De fato, é muito interessante a escolha dos roteiristas Pablo Stoll e Iberê Carvalho em apresentar um protagonista que pertence a uma classe social a qual geralmente não existem suspeitas: branco, heterossexual e de classe média-alta. A ironia é justamente quando esse tipo de pessoa se vê no papel de quase todas as minorias do Brasil, ou seja, o de culpado antes mesmo de qualquer julgamento ou até mesmo provas. Além disso, as pessoas que o ajudam a refletir sobre e resolver o que está acontecendo são periféricas e, em sua maioria, negras, o que também evidencia o quanto os brancos, estão mais preocupados com seu próprio umbigo do que tentar auxiliar alguém que está sendo acusado injustamente.
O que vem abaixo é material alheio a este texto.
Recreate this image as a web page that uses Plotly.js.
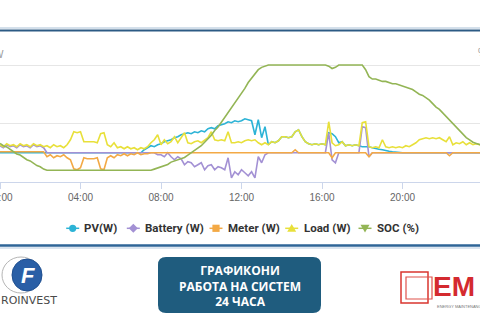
<!DOCTYPE html>
<html>
<head>
<meta charset="utf-8">
<script src="https://cdn.plot.ly/plotly-3.0.1.min.js"></script>
<style>
html,body{margin:0;padding:0;background:#fff;overflow:hidden;}
#chart{width:480px;height:320px;}
</style>
</head>
<body>
<div id="chart"></div>
<script>
// ---- data (10-minute samples, 00:00 .. 24:00) ----
const seriesNames = ["PV(W)", "Battery (W)", "Meter (W)", "Load (W)", "SOC (%)"];
const tickLabels = ["00:00", "04:00", "08:00", "12:00", "16:00", "20:00"];

const pv = [
  0,0,0,0,0,0,0,0,0,0,0,0,0,0,0,0,0,0,0,0,0,0,0,0,0,0,0,0,0,0,0,0,0,0,0,0,0,0,0,0,0,0,0,
  51,86,120,103,137,154,188,205,222,257,274,308,325,342,325,359,342,376,359,410,428,410,462,479,496,530,513,547,530,547,581,564,547,308,564,257,445,
  137,188,171,205,274,274,257,274,359,393,274,188,154,137,154,137,154,137,
  342,325,274,171,
  188,120,137,120,137,120,
  103,103,103,86,68,60,51,34,26,17,9,
  0,0,0,0,0,0,0,0,0,0,0,0,0,0,0,0,0,0,0,0,0,0,0,0,0,0
];
const battery = [
  120,86,137,103,120,86,137,103,120,86,137,103,120,86,
  0,0,0,0,0,0,0,0,0,0,0,0,0,0,0,0,0,0,0,0,0,0,0,0,0,0,0,0,0,0,0,0,0,
  -34,-34,-68,0,-68,-120,-68,-103,-205,-154,-171,-239,-205,-171,-291,-222,-205,-291,-239,-257,-291,-86,-428,-325,-376,-291,-342,-393,-325,-428,-68,-171,-34,
  0,0,0,0,0,0,0,0,0,0,0,0,0,0,0,0,0,0,
  342,-120,-171,0,
  0,0,0,0,0,0,
  445,428,-68,
  0,0,0,0,0,0,0,0,0,0,0,0,0,0,0,0,0,0,0,0,0,0,0,0,0,0,0,0,0,0,0,0,0,0
];
const meter = [
  17,17,17,17,17,17,17,17,17,17,17,17,17,17,
  -68,-34,-86,-51,-68,-34,-86,-120,-274,-291,-257,-86,-103,-103,-103,-86,-274,-291,-86,-51,-86,-34,-51,-17,-51,-17,-34,0,-34,-17,-17,
  0,0,0,0,0,0,0,0,0,0,0,0,0,0,0,0,0,0,0,0,0,0,0,0,0,0,0,0,0,0,0,0,0,0,0,0,0,0,0,0,0,0,0,
  51,
  0,0,0,0,0,0,0,0,0,0,
  -86,
  0,0,0,0,0,0,0,0,0,0,
  -68,
  0,0,0,0,0,0,0,0,0,0,0,0,0,0,0,0,0,0,0,0,0,0,0,
  -51,
  0,0,0,0,0,0,0,0,0,0
];
const load = [
  137,103,154,120,137,103,154,120,137,103,154,120,137,103,
  120,86,137,103,120,86,137,
  222,359,342,359,188,188,188,188,171,325,342,137,103,171,86,103,68,103,68,86,51,86,68,103,
  171,222,308,137,222,154,188,274,171,257,342,171,154,188,205,171,222,257,359,222,205,222,205,359,171,171,188,171,205,222,205,222,171,137,171,
  137,188,171,205,274,274,257,274,359,393,274,188,154,137,154,137,154,137,
  530,171,120,137,
  188,120,137,120,137,120,
  513,530,103,86,103,86,222,103,86,103,86,103,86,120,103,137,171,222,239,257,239,257,239,257,222,188,274,137,171,154,188,137,171,137,154,137,137
];
const soc = [
  33,31,30,28,26,24,23,21,19,18,16,14,13,11,
  10,10,10,10,10,10,10,10,10,10,10,10,10,10,10,10,10,10,10,10,10,10,10,10,10,10,10,10,10,10,10,10,
  11,12,13,14,15,17,18,19,20,21,23,25,27,29,31,34,37,40,44,47,51,55,59,63,67,71,75,80,85,89,93,96,98,99,
  100,100,100,100,100,100,100,100,100,100,100,100,100,100,100,100,100,100,
  99,97,98,100,
  100,100,100,100,100,100,100,
  96,90,88,88,87,86,86,85,84,84,83,82,81,80,79,77,75,74,72,70,67,64,62,59,56,53,50,47,44,41,38,36,34,33,32,31
];

// time stamps for the samples
const times = [];
for (let i = 0; i < soc.length; i++) {
  const d = new Date(Date.UTC(2024, 0, 1, 0, i * 10));
  times.push(d.toISOString().slice(0, 16).replace('T', ' '));
}

const colors = ["#2cb3d6", "#a391d4", "#f3a945", "#e8e03a", "#93b555"];
const seriesData = [pv, battery, meter, load, soc];

const SANS = "'Liberation Sans', Arial, sans-serif";
const LEG = "Roboto, 'Liberation Sans', Arial, sans-serif";

const traces = seriesData.map((vals, k) => ({
  x: times, y: vals, type: 'scatter', mode: 'lines', name: seriesNames[k],
  line: {color: colors[k], width: 1.6},
  yaxis: k === 4 ? 'y2' : 'y',
  hoverinfo: 'skip'
}));

// px helpers for layout decorations (plot area: y 45..182, x 0..480)
const PX = x => x / 480;
const PY = y => (182 - y) / 137;

function roundRect(x0, y0, x1, y1, r) {
  const a = PX(x0), b = PX(x1), t = PY(y0), u = PY(y1);
  const rx = r / 480, ry = r / 137;
  return `M${a+rx},${t} L${b-rx},${t} Q${b},${t} ${b},${t-ry} L${b},${u+ry} Q${b},${u} ${b-rx},${u} L${a+rx},${u} Q${a},${u} ${a},${u+ry} L${a},${t-ry} Q${a},${t} ${a+rx},${t} Z`;
}
function poly(pts) {
  return 'M' + pts.map(p => PX(p[0]) + ',' + PY(p[1])).join(' L') + ' Z';
}

const shapes = [
  {type:'line', xref:'paper', yref:'paper', x0:0, x1:1, y0:PY(28), y1:PY(28), line:{color:'#a9c0d6', width:1}},
  {type:'line', xref:'paper', yref:'paper', x0:0, x1:1, y0:PY(30.5), y1:PY(30.5), line:{color:'#2c5a84', width:2}},
  {type:'line', xref:'paper', yref:'paper', x0:0, x1:1, y0:PY(245.5), y1:PY(245.5), line:{color:'#2e6597', width:2.5}},
  {type:'line', xref:'paper', yref:'paper', x0:0, x1:1, y0:PY(248), y1:PY(248), line:{color:'#b7cbe0', width:1}},
  {type:'path', xref:'paper', yref:'paper', path: roundRect(158, 257, 321, 313, 8), fillcolor:'#1f5c7e', line:{width:0}},
  {type:'circle', xref:'paper', yref:'paper', x0:PX(2), x1:PX(40), y0:PY(257), y1:PY(293), line:{color:'#b5b5b5', width:1}},
  {type:'circle', xref:'paper', yref:'paper', x0:PX(12), x1:PX(42), y0:PY(259), y1:PY(291), fillcolor:'#2a5fa6', line:{color:'#1f4f90', width:1}},
  {type:'rect', xref:'paper', yref:'paper', x0:PX(401), x1:PX(428), y0:PY(272), y1:PY(303), line:{color:'#d9362f', width:1.5}},
  {type:'rect', xref:'paper', yref:'paper', x0:PX(406), x1:PX(432), y0:PY(277), y1:PY(299), line:{color:'#e0524b', width:1.2}}
];

// custom legend row (symbol line + marker + label)
const LY = 228.3;
const legendItems = [
  {cx: 72.7, tx: 83},
  {cx: 133.3, tx: 144},
  {cx: 216, tx: 226.5},
  {cx: 291.7, tx: 302.5},
  {cx: 365, tx: 375.5}
];
const annotations = [];
legendItems.forEach((it, k) => {
  const c = colors[k];
  shapes.push({type:'line', xref:'paper', yref:'paper', x0:PX(it.cx-6.5), x1:PX(it.cx+6.5), y0:PY(LY), y1:PY(LY), line:{color:c, width:1.5}});
  const cx = it.cx, cy = LY;
  if (k === 0) shapes.push({type:'circle', xref:'paper', yref:'paper', x0:PX(cx-3.6), x1:PX(cx+3.6), y0:PY(cy-3.6), y1:PY(cy+3.6), fillcolor:c, line:{color:c, width:0}});
  if (k === 1) shapes.push({type:'path', xref:'paper', yref:'paper', path: poly([[cx,cy-4.5],[cx+4.5,cy],[cx,cy+4.5],[cx-4.5,cy]]), fillcolor:c, line:{color:c, width:0}});
  if (k === 2) shapes.push({type:'rect', xref:'paper', yref:'paper', x0:PX(cx-3.6), x1:PX(cx+3.6), y0:PY(cy-3.6), y1:PY(cy+3.6), fillcolor:c, line:{color:c, width:0}});
  if (k === 3) shapes.push({type:'path', xref:'paper', yref:'paper', path: poly([[cx,cy-4.3],[cx+4.5,cy+3.5],[cx-4.5,cy+3.5]]), fillcolor:c, line:{color:c, width:0}});
  if (k === 4) shapes.push({type:'path', xref:'paper', yref:'paper', path: poly([[cx-4.5,cy-3.5],[cx+4.5,cy-3.5],[cx,cy+4.3]]), fillcolor:c, line:{color:c, width:0}});
  annotations.push({xref:'paper', yref:'paper', x:PX(it.tx), xanchor:'left', y:PY(LY), yanchor:'middle',
    text:'<b>' + seriesNames[k] + '</b>', showarrow:false, borderpad:0,
    font:{family:LEG, size:11.5, color:'#333333'}});
});

const FOOT = "'Open Sans', 'Noto Sans', sans-serif";
annotations.push(
  {xref:'paper', yref:'paper', x:0.5, xanchor:'center', y:PY(285.5), yanchor:'middle', align:'center',
   text:'<b>ГРАФИКОНИ<br>РАБОТА НА СИСТЕМ<br>24 ЧАСА</b>', showarrow:false, font:{family:FOOT, size:12, color:'#ffffff'}},
  {xref:'paper', yref:'paper', x:PX(28), xanchor:'center', y:PY(275), yanchor:'middle', text:'<b><i>F</i></b>', showarrow:false, font:{family:SANS, size:22, color:'#ffffff'}},
  {xref:'paper', yref:'paper', x:PX(-1), xanchor:'left', y:PY(300.5), yanchor:'middle', text:'ROINVEST', showarrow:false, font:{family:"'DejaVu Sans', sans-serif", size:11, color:'#4a4a4a'}},
  {xref:'paper', yref:'paper', x:PX(432), xanchor:'left', y:PY(286), yanchor:'middle', text:'<b>EM</b>', showarrow:false, borderpad:0, font:{family:SANS, size:28, color:'#d42a2f'}},
  {xref:'paper', yref:'paper', x:PX(436), xanchor:'left', y:PY(306), yanchor:'middle', text:'ENERGY MAINTENANCE', showarrow:false, borderpad:0, font:{family:SANS, size:4, color:'#777'}},
  {xref:'paper', yref:'paper', x:PX(-1), xanchor:'center', y:PY(54), yanchor:'middle', text:'W', showarrow:false, font:{family:SANS, size:10, color:'#999'}},
  {xref:'paper', yref:'paper', x:PX(482), xanchor:'center', y:PY(52), yanchor:'middle', text:'%', showarrow:false, font:{family:SANS, size:10, color:'#999'}}
);

const layout = {
  width: 480, height: 320,
  margin: {l: 0, r: 0, t: 45, b: 138, pad: 0},
  paper_bgcolor: '#ffffff', plot_bgcolor: '#ffffff',
  showlegend: false,
  xaxis: {
    type: 'date',
    range: ['2024-01-01 00:00', '2024-01-01 23:51'],
    tickmode: 'array',
    tickvals: tickLabels.map(t => '2024-01-01 ' + t),
    ticktext: tickLabels,
    showgrid: false, zeroline: false,
    showline: true, linecolor: '#ccd6eb', linewidth: 1,
    ticks: 'outside', ticklen: 6, tickcolor: '#ccd6eb',
    tickfont: {family: SANS, size: 10, color: '#666666'},
    ticklabeloverflow: 'allow'
  },
  yaxis: {
    range: [-500, 1842], tick0: -500, dtick: 1000,
    showgrid: true, gridcolor: '#e6e6e6', gridwidth: 1,
    zeroline: false, showticklabels: false, ticks: '', showline: false
  },
  yaxis2: {
    overlaying: 'y', side: 'right', range: [0, 117.1],
    showgrid: false, zeroline: false, showticklabels: false, ticks: '', showline: false
  },
  shapes: shapes,
  annotations: annotations
};

Plotly.newPlot('chart', traces, layout, {staticPlot: true, displayModeBar: false});
</script>
</body>
</html>
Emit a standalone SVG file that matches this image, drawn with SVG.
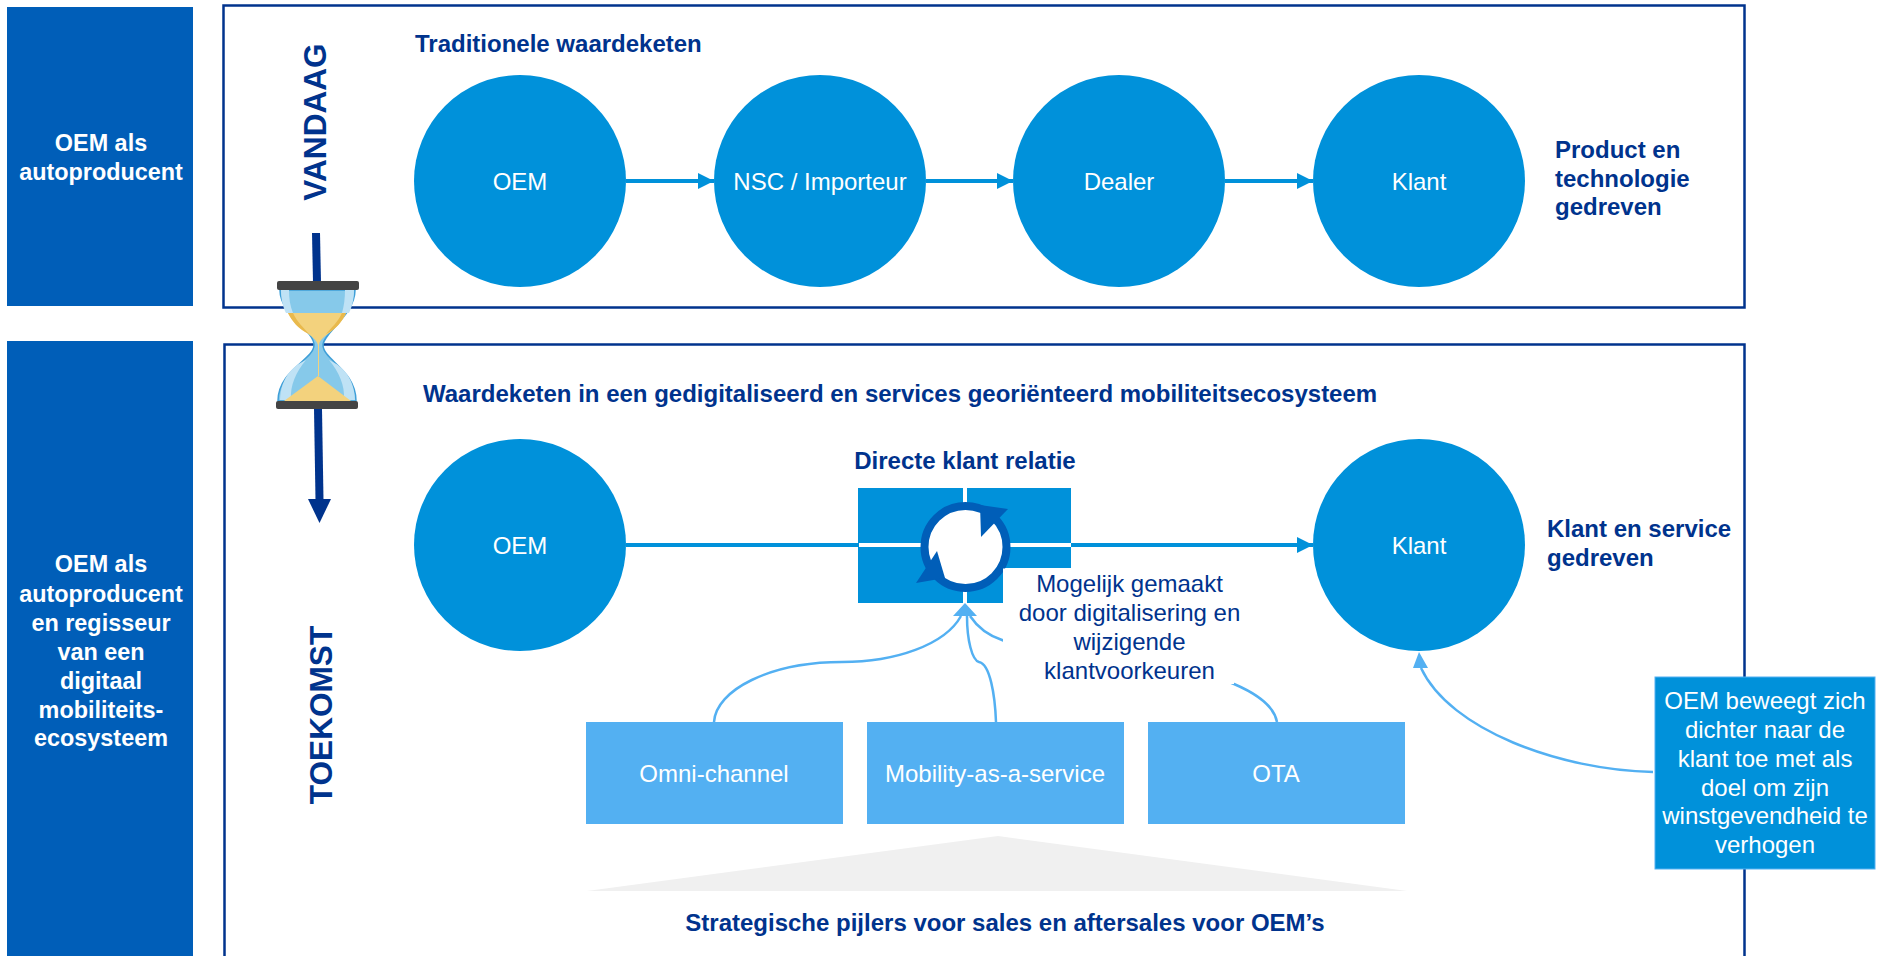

Sem dúvida, o ponto forte da produção é a excelente e correta leitura do contexto político brasileiro: a polarização. Ou você é um homem de bem ou você defende bandido. Ou você é petista/comunista ou é bolsonarista. Até mais da metade da projeção, o filme é certeiro ao apresentar o quanto essa dicotomia burra pode acarretar sérios problemas até mesmo para um homem hétero e branco. Porém, no final do segundo e terceiro ato, o filme muda de abordagem e escamba em um terror mais real do que psicológico, apostando em novas discussões sobre racismo, homofobia, abuso de autoridade e fake news que além de não terem sido corretamente desenvolvidas durante o inicio, também soam oportunistas para não dizer pretensiosas.
A narrativa, por ocorrer durante uma noite, dispõe de uma direção inteligente de Iberê Carvalho que nos coloca como cúmplices de Aurélio nessa jornada de descoberta sobre quem e por que o acusa. O uso de planos como o over the shoulder, aquele em que a câmera segue a pessoa pelas costas e a câmera na mão ajudam a reforçar essa ideia. A direção de fotografia de Pablo Baião também é coerente ao pintar as sombras da noite como algo naturalmente ameaçador, sem recorrer a clichês óbvios de escuridão, por exemplo.
Por fim, O Homem Cordial é um longa que entende e se insere em um tempo de dúvidas, porém não se propõe a sanar nenhuma delas, aliás, deixa tudo um pouco mais confuso e, de certa forma, assustador. É um reflexo do pessimismo em que vivemos, sem medo de mostrar o quanto é sintomático que estejamos, no momento, mais preocupados em criar ambiguidades do que certezas. Já estamos percebendo que essas estratégias podem não estar funcionando e quando alguém tentar reverter pode já ser tarde demais.